Figure 6a, b were used to calculate the deflection and CMOD rates in the secondary creep phase for all sustained load intervals. The secondary rates were calculated for the time interval corresponding to the linear portion of each sustained load interval. In order to do so, mathematical functions best fitting the experimental results were defined for each sustained loading 7-day interval. Using these
Fig. 6 Deformation at ultimate conditions
Fig. 7 Secondary rates per unit load versus load level curves 
nonlinear functions, time intervals for which the second derivative approaches zero were selected. This method allowed determining accurately the boundaries of the linear portion of each sustained loading interval used to calculate the secondary creep deflection and CMOD rates.
The secondary deflection and secondary CMOD rates per unit load are plotted in Fig. 7 as a function of the sustained load level expressed in percentages of Pu. This figure includes the results obtained on five of the ten beams that were tested with the aforementioned procedure (Fig. 2) with various wu and P/Pu ratios. A complete description of the results obtained for these five flexural creep tests may be found in [6, 13]. Figure 7 shows that an exponential relation exists between both the secondary creep deflection and secondary CMOD rates and sustained load levels greater or equal to 60 %. Yet, the deflection and the CMOD represent measurements at the global and at the local scale respectively. The deflection provides
Fig. 8 Compliance rate versus secondary rates per unit load curves for high load levels 
global information on the beam’s damage state, whereas the CMOD provides localised information of the macrocrack. Therefore, the increase in both the secondary creep deflection and secondary CMOD rates indicates that the same instigative mechanism of creep is involved at both the global and local scales.
The elastic compliance rate represents the difference of compliance between two unloading-reloading cycles divided by the elapsed time between those two cycles. The results are presented in Fig. 8 in function of the secondary deflection and secondary CMOD rates per unit load for sustained load levels greater than 60 % of the same series of specimens. This figure shows that a proportional relationship exists between the relative evolution of the compliance per unit load and the secondary creep deflection rate per unit load. The same remark applies to the secondary CMOD rates per unit load. In fracture mechanics, the elastic compliance corresponds to the overall damage state of the specimen. Hence, this correlation between the overall damage state and the secondary rates at high sustained load levels confirms that the propagation of the macrocrack governs the evolution of the long-term deflection of the SFRC beams.

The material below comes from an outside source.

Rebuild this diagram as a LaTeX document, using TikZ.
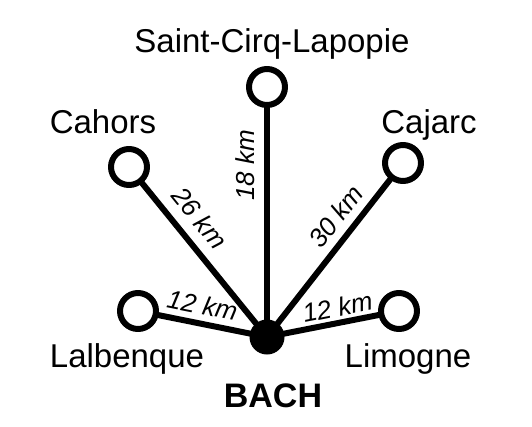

This conclusion was also made by Rossi et al.  in a similar study on ordinary concrete. Therefore, this propagation phenomenon must be directly linked to the cementitious matrix and not the fibres absent in ordinary concrete.
The observation on the beams’ failure produced by high sustained load levels within the static behavior envelop goes along with the work of Walkinshaw  who suggested that a failure criteria based on a critical deflection could be applied for flexural creep tests performed on ordinary concrete. It means that a state of damage defined by the static behaviour envelope must be attained to cause the failure of the beams under high creep loads.
The previous correlations between deflection, crack opening and compliance under high sustained loads can be explained by the mechanism proposed by Rossi et al. [15, 17] for ordinary concrete. According to the authors, sustained loading leads to the creation and propagation of microcracks at the macrocrack tip. The creation of new microcracks generates local moisture shocks resulting in water and vapour pressure gradients. These gradients induce water movements from the capillaries surrounding the microcracks to the voids created by these microcracks, which results in additional tensile stresses due to this internal shrinkage. The additional tensile stresses lead to stress redistributions at the macrocrack tip that may lead to the creation of new microcracks or the propagation of the macrocrack, hence contributing to the widening of the macrocrack. This can be considered as the source of a significant portion of the long-term behaviour of creep.
In short, creep of concrete would be mainly due to microcracking, and the kinetics would depend on the water gradients. The physical explanation of this mechanism can be adapted to SFRC.
Test results, more precisely the proportional relation between the compliance and the secondary creep deflection and secondary CMOD rates, have shown the mechanism is directly linked to crack propagation. As fibres are present in the process zone and represent additional heterogeneity, it is reasonable to assume that their interfaces with the cement matrix are also affected by this phenomenon. New microcracks and the coalescence or propagation of microcracks in the vicinity of the fibres progressively deteriorate the fibre-matrix interface and may favor the macrocrack propagation, thus creep. However, creep of the fibre-matrix interface, acting at the local scale, does not play a significant role in the evolution of the compliance, which is mainly governed by the propagation of the macrocrack (structural scale). Therefore, the propagation of the macrocrack, favoured by the deterioration of the fibre-matrix interface, governs the secondary creep phase, ultimately leading to the beam’s failure at high sustained load levels.